Em suma, deve ser feita uma avaliação de risco de todos os activos que garantam a continuidade do funcionamento das redes e dos sistemas de informação que utilizam e a adopção de medidas técnicas e organizativas com o objectivo de mitigar aqueles riscos. No caso dos operadores de serviços essenciais, inclui ainda os activos que garantam a prestação dos serviços essenciais.

Fica também definido que o CNCS passa também a ser a Autoridade Nacional de Certificação da Cibersegurança (ANCC), sendo responsável pelo estabelecimento do regime contra-ordenacional.

O CNCS esclarece que a certificação da cibersegurança é voluntária e facultativa, salvo se as autoridades europeias ou nacionais estabelecerem a sua obrigatoriedade para fins de determinado conceito específico.

Contra-ordenações no Ciberespaço

As coimas sobre as infracções dispostas no decreto-lei, podem chegar a perto de 45 mil euros, no caso de pessoa colectiva.

Além das infracções previstas no Regime Jurídico da Segurança do Ciberespaço – como é o caso de negligência –, as infracções previstas são:

  • Utilização de uma marca de certificação de cibersegurança inválida, caducada ou revogada;
  • Utilização de uma linguagem que sugira a certificação da cibersegurança de produtos, serviço ou processo que não seja certificado;
  • A omissão dolosa de informação ou a prestação de falsa informação relevante para o processo de certificação da cibersegurança em curso.

Em síntese, as entidades abrangidas pelo Regime Jurídico da Segurança do Ciberespaço devem desde já cumprir os prazos de comunicação dos pontos de contacto e do responsável de segurança e desenhar o plano de segurança.
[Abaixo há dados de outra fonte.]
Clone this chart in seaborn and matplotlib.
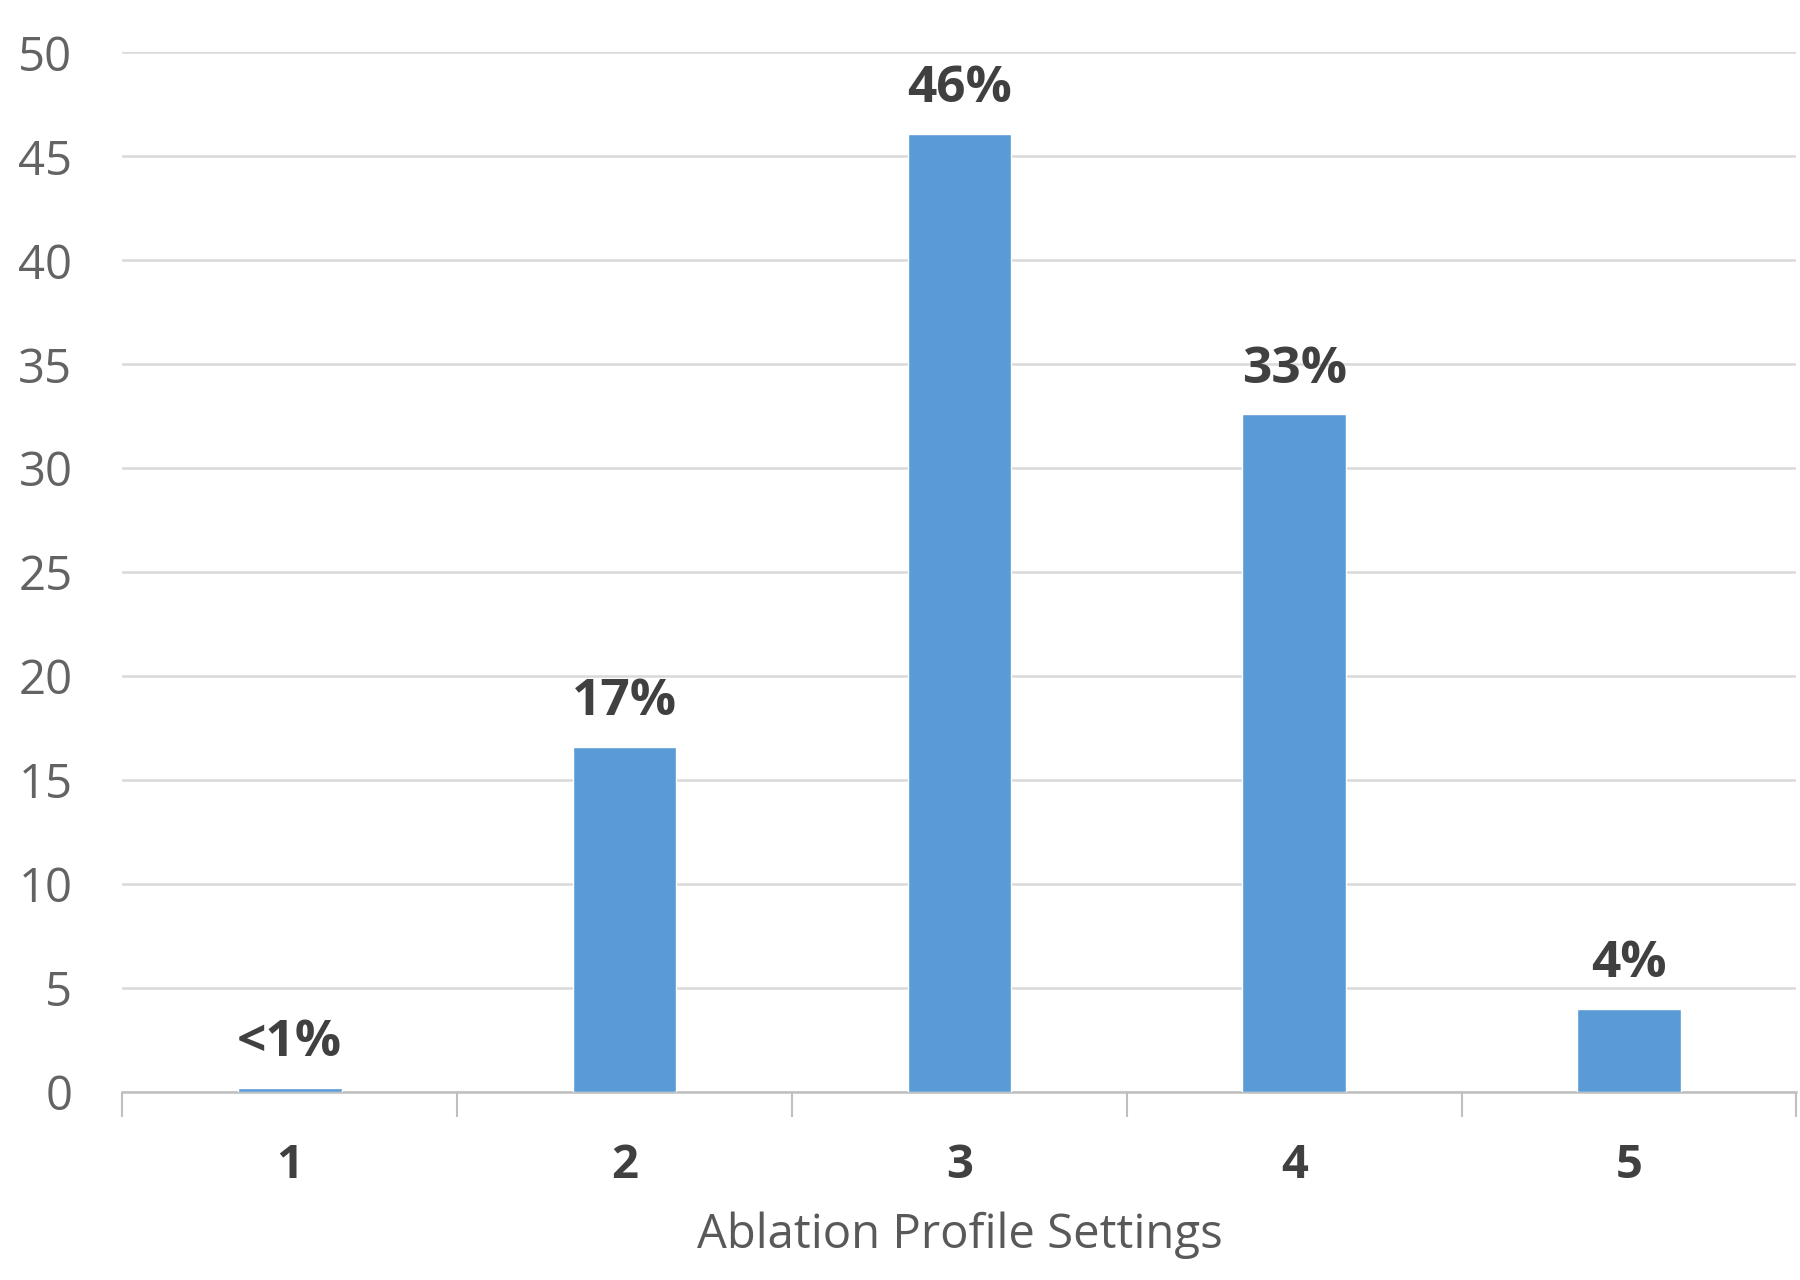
import seaborn as sns
import matplotlib.pyplot as plt
import pandas as pd

settings = ['1', '2', '3', '4', '5']
counts = [0.2, 16.6, 46.1, 32.6, 4.0]
pct_labels = ['<1%', '17%', '46%', '33%', '4%']

df = pd.DataFrame({'setting': settings, 'count': counts})

sns.set_style('white')
plt.rcParams['font.family'] = ['Open Sans', 'DejaVu Sans']

fig = plt.figure(figsize=(18, 12.8), dpi=100)
ax = fig.add_axes([0.068, 0.147, 0.93, 0.812])

sns.barplot(data=df, x='setting', y='count', color='#5B9BD5', width=0.31,
            saturation=1, ax=ax, zorder=3)

# labels above bars
ax.bar_label(ax.containers[0], labels=pct_labels, padding=14,
             fontsize=37, fontweight='bold', color='#404040')

ax.set_ylim(0, 50)
ax.set_yticks(range(0, 51, 5))
ax.set_xlim(-0.5, 4.5)
ax.yaxis.grid(True, color='#D9D9D9', linewidth=1.8, zorder=0)
ax.set_axisbelow(True)

for s in ['top', 'right', 'left']:
    ax.spines[s].set_visible(False)
ax.spines['bottom'].set_color('#BFBFBF')
ax.spines['bottom'].set_linewidth(1.8)

ax.tick_params(axis='y', length=0, labelsize=34, labelcolor='#636363', pad=36)
ax.tick_params(axis='x', length=0, labelsize=34, labelcolor='#404040', pad=36)
for t in ax.get_xticklabels():
    t.set_fontweight('bold')

# small tick marks between categories
ax.set_xticks([-0.5, 0.5, 1.5, 2.5, 3.5, 4.5], minor=True)
ax.tick_params(axis='x', which='minor', bottom=True, length=18, width=1.5,
               color='#BFBFBF', direction='out')

ax.set_xlabel('Ablation Profile Settings', fontsize=34, color='#595959', labelpad=16)
ax.set_ylabel('')

plt.savefig('out.png', dpi=100)
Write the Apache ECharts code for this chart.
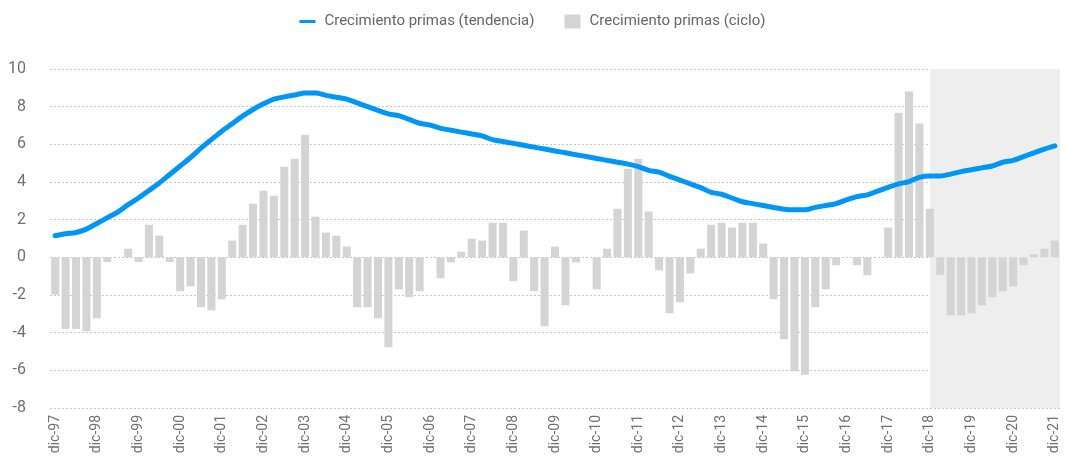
<!DOCTYPE html>
<html>
<head>
<meta charset="utf-8">
<script src="https://cdn.jsdelivr.net/npm/echarts@6/dist/echarts.min.js"></script>
<style>
  html, body { margin: 0; padding: 0; background: #fff; }
  #chart { width: 1065px; height: 459px; }
</style>
</head>
<body>
<div id="chart"></div>
<script>
// quarterly, dic-97 .. dic-21
const months = ['mar', 'jun', 'sep', 'dic']
const categories = ['dic-97']
for (let y = 98; y <= 121; y++) {
  const yy = String(y % 100).padStart(2, '0')
  months.forEach(m => categories.push(m + '-' + yy))
}

const trendValues = [
  1.15, 1.25, 1.32, 1.50, 1.80, 2.10, 2.40, 2.80, 3.15, 3.55,
  3.95, 4.40, 4.85, 5.30, 5.80, 6.25, 6.70, 7.10, 7.50, 7.85,
  8.15, 8.40, 8.52, 8.62, 8.72, 8.72, 8.60, 8.50, 8.40, 8.20,
  8.00, 7.80, 7.62, 7.52, 7.32, 7.12, 7.02, 6.85, 6.75, 6.65,
  6.55, 6.45, 6.25, 6.15, 6.05, 5.95, 5.85, 5.75, 5.65, 5.55,
  5.45, 5.35, 5.25, 5.15, 5.05, 4.95, 4.82, 4.62, 4.52, 4.30,
  4.10, 3.90, 3.70, 3.45, 3.35, 3.15, 2.95, 2.85, 2.75, 2.65,
  2.55, 2.52, 2.52, 2.65, 2.75, 2.85, 3.05, 3.22, 3.32, 3.52,
  3.72, 3.90, 4.02, 4.25, 4.32, 4.32, 4.42, 4.55, 4.65, 4.75,
  4.85, 5.05, 5.15, 5.35, 5.55, 5.75, 5.92
]

const cycleValues = [
  -1.98, -3.80, -3.80, -3.93, -3.24, -0.25, 0, 0.46, -0.25, 1.73,
  1.15, -0.25, -1.80, -1.54, -2.65, -2.81, -2.23, 0.89, 1.73, 2.85,
  3.54, 3.27, 4.81, 5.24, 6.51, 2.16, 1.31, 1.15, 0.57, -2.65,
  -2.65, -3.24, -4.78, -1.70, -2.12, -1.80, 0, -1.11, -0.27, 0.30,
  0.99, 0.89, 1.84, 1.84, -1.27, 1.42, -1.80, -3.66, 0.57, -2.55,
  -0.27, 0, -1.70, 0.46, 2.58, 4.71, 5.24, 2.43, -0.69, -2.97,
  -2.39, -0.85, 0.46, 1.73, 1.84, 1.58, 1.84, 1.84, 0.73, -2.23,
  -4.35, -6.05, -6.23, -2.65, -1.70, -0.42, 0, -0.42, -0.95, 0,
  1.58, 7.68, 8.80, 7.10, 2.58, -0.95, -3.08, -3.08, -2.97, -2.55,
  -2.12, -1.80, -1.54, -0.42, 0.16, 0.46, 0.89
]

// shaded forecast period
const forecastStart = 'dic-18'

const chart = echarts.init(document.getElementById('chart'))
chart.setOption({
  animation: false,
  textStyle: { fontFamily: 'Roboto, sans-serif' },
  legend: {
    top: 9,
    left: 'center',
    itemGap: 30,
    itemWidth: 16,
    itemHeight: 14,
    textStyle: { color: '#666', fontSize: 15, padding: [0, 0, 0, 4] },
    data: [
      { name: 'Crecimiento primas (tendencia)', icon: 'path://M0,0H16V3H0Z' },
      { name: 'Crecimiento primas (ciclo)', icon: 'rect' }
    ]
  },
  grid: { left: 50, right: 5, top: 69, bottom: 51 },
  xAxis: {
    type: 'category',
    data: categories,
    axisLine: { show: false },
    axisTick: { show: false },
    axisLabel: {
      interval: 3,
      rotate: 90,
      color: '#707070',
      fontSize: 14,
      margin: 7
    }
  },
  yAxis: {
    type: 'value',
    min: -8,
    max: 10,
    interval: 2,
    axisLabel: { color: '#707070', fontSize: 16, margin: 24 },
    splitLine: { lineStyle: { color: '#c8c8c8', type: [2, 2], width: 1 } }
  },
  series: [
    {
      name: 'Crecimiento primas (ciclo)',
      type: 'bar',
      data: cycleValues,
      barWidth: 8,
      itemStyle: { color: '#d4d4d4' },
      z: 2
    },
    {
      name: 'Crecimiento primas (tendencia)',
      type: 'line',
      data: trendValues,
      symbol: 'none',
      smooth: 0.3,
      lineStyle: { color: '#0096f7', width: 5, cap: 'round', join: 'round' },
      itemStyle: { color: '#0096f7' },
      markArea: {
        silent: true,
        z: 0,
        itemStyle: { color: '#eeeeee' },
        data: [[{ xAxis: forecastStart }, { xAxis: Infinity }]]
      },
      z: 3
    }
  ]
})
</script>
</body>
</html>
Em Janeiro, devem apresentar ao CNCS o primeiro relatório anual e o inventário e lista de activos inicial.

Sempre que se registarem incidentes, estes devem ser comunicados ao CNCS e em Agosto de 2022, as entidades têm que cumprir as medidas técnicas e organizativas para a gestão de risco, cujos detalhes estão sob consulta pública até ao final do corrente ano.